Description of the task:
Using the data below, copy each line that includes the word "this".

Record extracts:
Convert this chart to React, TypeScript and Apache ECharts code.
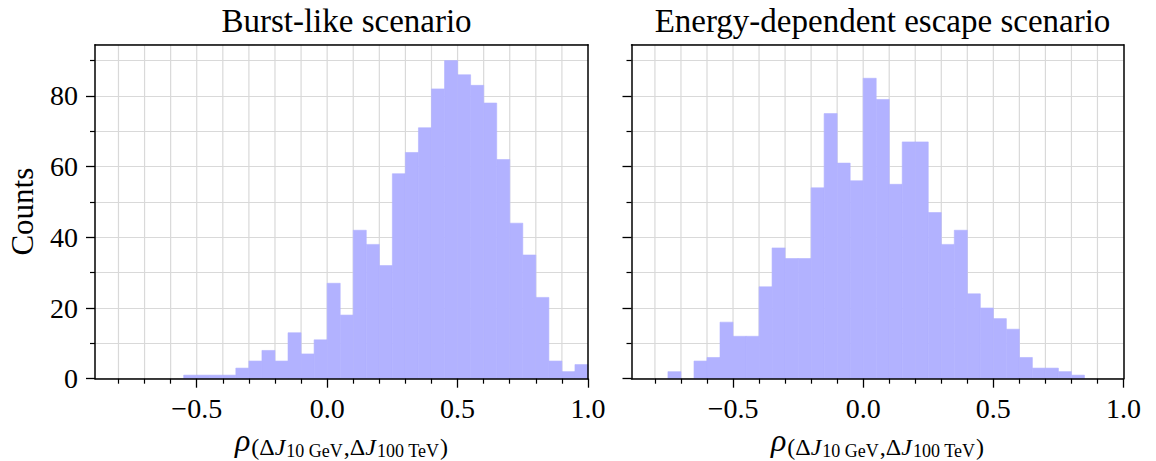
import React, { useEffect, useRef } from "react";
import * as echarts from "echarts";

// Histogram bin edges (shared by both panels)
const binEdges = [
  -0.75, -0.7, -0.65, -0.6, -0.55, -0.5, -0.45, -0.4, -0.35, -0.3, -0.25, -0.2,
  -0.15, -0.1, -0.05, 0.0, 0.05, 0.1, 0.15, 0.2, 0.25, 0.3, 0.35, 0.4, 0.45, 0.5,
  0.55, 0.6, 0.65, 0.7, 0.75, 0.8, 0.85, 0.9, 0.95, 1.0,
];

// Counts per bin, left panel
const burstCounts = [
  0, 0, 0, 0, 1, 1, 1, 1, 3, 5, 8, 5, 13, 7, 11, 27, 18, 42, 38, 32, 58, 64, 71,
  82, 90, 86, 83, 78, 62, 44, 35, 23, 5, 2, 4,
];

// Counts per bin, right panel
const escapeCounts = [
  2, 0, 5, 6, 16, 12, 12, 26, 37, 34, 34, 54, 75, 61, 56, 85, 79, 55, 67, 67, 47,
  38, 42, 24, 20, 17, 14, 6, 3, 3, 2, 1, 0, 0, 0,
];

const panelTitles = ["Burst-like scenario", "Energy-dependent escape scenario"];
const xMajorTicks = [-0.5, 0.0, 0.5, 1.0];
const xMinorTicks = [-0.8, -0.7, -0.6, -0.4, -0.3, -0.2, -0.1, 0.1, 0.2, 0.3, 0.4, 0.6, 0.7, 0.8, 0.9];
const xGridValues = [-0.8, -0.7, -0.6, -0.5, -0.4, -0.3, -0.2, -0.1, 0.0, 0.1, 0.2, 0.3, 0.4, 0.5, 0.6, 0.7, 0.8, 0.9];
const yMajorTicks = [0, 20, 40, 60, 80];
const yMinorTicks = [10, 30, 50, 70, 90];
const X_MIN = -0.89;
const X_MAX = 1.0;
const Y_MAX = 94.5;

const FONT = "'Liberation Serif', 'DejaVu Serif', serif";
const BAR = "#b2b2ff";
const GRID = "#d9d9d9";

const GRIDS = [
  { left: 95, top: 44.7, width: 493, height: 334 },
  { left: 631.5, top: 44.7, width: 492, height: 334 },
];

function fmtX(v: number) {
  const s = Math.abs(v).toFixed(1);
  return v < -1e-9 ? "\u2212" + s : s;
}

export default function App() {
  const ref = useRef<HTMLDivElement>(null);
  useEffect(() => {
    if (!ref.current) return;
    const chart = echarts.init(ref.current, null, { renderer: "svg" });
    const xAxis: any[] = [];
    const yAxis: any[] = [];
    const series: any[] = [];
    const graphic: any[] = [];
    const title: any[] = [];
    const lineStyle = { color: "#000", width: 1.5 };
    [burstCounts, escapeCounts].forEach((counts, p) => {
      const xi = xAxis.length;
      const yi = yAxis.length;
      xAxis.push({
        gridIndex: p, type: "value", min: X_MIN, max: X_MAX, position: "bottom", z: 10,
        axisLine: { show: true, onZero: false, lineStyle },
        axisTick: { show: true, customValues: xMajorTicks, length: 9, lineStyle: { color: "#000", width: 1.3 } },
        axisLabel: {
          show: true, customValues: xMajorTicks, margin: 16, formatter: (v: number) => fmtX(v),
          fontFamily: FONT, fontSize: 28, color: "#000",
        },
        splitLine: { show: false },
      });
      xAxis.push({
        gridIndex: p, type: "value", min: X_MIN, max: X_MAX, position: "bottom", z: 10,
        axisLine: { show: false, onZero: false },
        axisTick: { show: true, customValues: xMinorTicks, length: 5, lineStyle: { color: "#000", width: 1.2 } },
        axisLabel: { show: false },
        splitLine: { show: false },
      });
      xAxis.push({
        gridIndex: p, type: "value", min: X_MIN, max: X_MAX, position: "top", z: 10,
        axisLine: { show: true, onZero: false, lineStyle },
        axisTick: { show: false }, axisLabel: { show: false }, splitLine: { show: false },
      });
      yAxis.push({
        gridIndex: p, type: "value", min: 0, max: Y_MAX, interval: 10, position: "left", z: 0,
        axisLine: { show: false }, axisTick: { show: false }, axisLabel: { show: false },
        splitLine: { show: true, lineStyle: { color: GRID, width: 1.2 } },
      });
      yAxis.push({
        gridIndex: p, type: "value", min: 0, max: Y_MAX, position: "left", z: 10,
        axisLine: { show: true, onZero: false, lineStyle },
        axisTick: { show: true, customValues: yMajorTicks, length: 9, lineStyle: { color: "#000", width: 1.3 } },
        axisLabel: {
          show: p === 0, customValues: yMajorTicks, margin: 17,
          fontFamily: FONT, fontSize: 28, color: "#000",
        },
        splitLine: { show: false },
      });
      yAxis.push({
        gridIndex: p, type: "value", min: 0, max: Y_MAX, position: "left", z: 10,
        axisLine: { show: false, onZero: false },
        axisTick: { show: true, customValues: yMinorTicks, length: 5, lineStyle: { color: "#000", width: 1.2 } },
        axisLabel: { show: false }, splitLine: { show: false },
      });
      yAxis.push({
        gridIndex: p, type: "value", min: 0, max: Y_MAX, position: "right", z: 10,
        axisLine: { show: true, onZero: false, lineStyle },
        axisTick: { show: false }, axisLabel: { show: false }, splitLine: { show: false },
      });
      series.push({
        type: "custom", xAxisIndex: xi, yAxisIndex: yi, z: 1, silent: true,
        data: xGridValues.map((v) => [v, 0]),
        encode: { x: 0, y: 1 },
        renderItem: (params: any, api: any) => {
          const pt = api.coord([api.value(0), 0]);
          const cs = params.coordSys;
          return {
            type: "line",
            shape: { x1: pt[0], y1: cs.y, x2: pt[0], y2: cs.y + cs.height },
            style: { stroke: GRID, lineWidth: 1.2 },
          };
        },
      });
      series.push({
        type: "custom", xAxisIndex: xi, yAxisIndex: yi, z: 2, silent: true,
        data: counts.map((c, i) => [binEdges[i], binEdges[i + 1], c]),
        encode: { x: [0, 1], y: 2 },
        renderItem: (params: any, api: any) => {
          const c = api.value(2);
          if (!c) return null;
          const a = api.coord([api.value(0), c]);
          const b = api.coord([api.value(1), 0]);
          return {
            type: "rect",
            shape: { x: a[0], y: a[1], width: b[0] - a[0], height: b[1] - a[1] },
            style: { fill: BAR, stroke: BAR, lineWidth: 0.6 },
          };
        },
      });
      const g = GRIDS[p];
      const cx = g.left + g.width / 2;
      title.push({
        text: panelTitles[p], left: cx, top: -1, textAlign: "center",
        textStyle: { fontFamily: FONT, fontSize: 33, fontWeight: "normal", color: "#000" },
      });
      graphic.push({
        type: "text", x: cx, y: 424,
        style: {
          text: "{r|\u03c1}{s|(\u0394}{si|J}{ss|10 GeV}{s|,\u0394}{si|J}{ss|100 TeV}{s|)}",
          align: "center", verticalAlign: "top", fill: "#000",
          rich: {
            r: { fontFamily: FONT, fontSize: 32, fontStyle: "italic", verticalAlign: "top", padding: [0, 1, 0, 0] },
            s: { fontFamily: FONT, fontSize: 24, verticalAlign: "top", padding: [11, 0, 0, 0] },
            si: { fontFamily: FONT, fontSize: 24, fontStyle: "italic", verticalAlign: "top", padding: [11, 1, 0, 0] },
            ss: { fontFamily: FONT, fontSize: 18, verticalAlign: "top", padding: [18, 1, 0, 0] },
          },
        },
      });
    });
    graphic.push({
      type: "text", x: 22, y: 211.7, rotation: Math.PI / 2,
      style: { text: "Counts", fontFamily: FONT, fontSize: 31, align: "center", verticalAlign: "middle", fill: "#000" },
    });
    chart.setOption({
      animation: false,
      backgroundColor: "#fff",
      title,
      grid: GRIDS.map((g) => ({ ...g, containLabel: false, show: false })),
      xAxis,
      yAxis,
      series,
      graphic,
    });
    return () => chart.dispose();
  }, []);
  return <div ref={ref} style={{ position: "absolute", left: 0, top: 0, width: 1156, height: 461 }} />;
}
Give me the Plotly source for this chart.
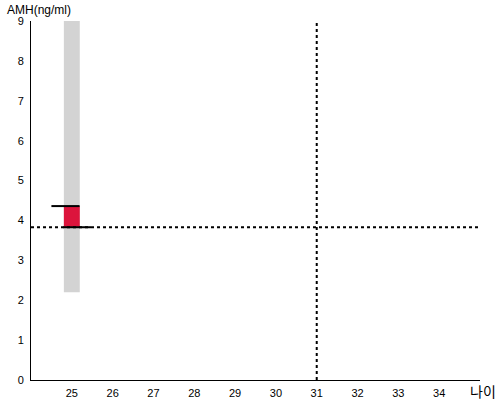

Task response:
Convert this chart to React, TypeScript and Apache ECharts code.
Give me the Plotly source for this chart.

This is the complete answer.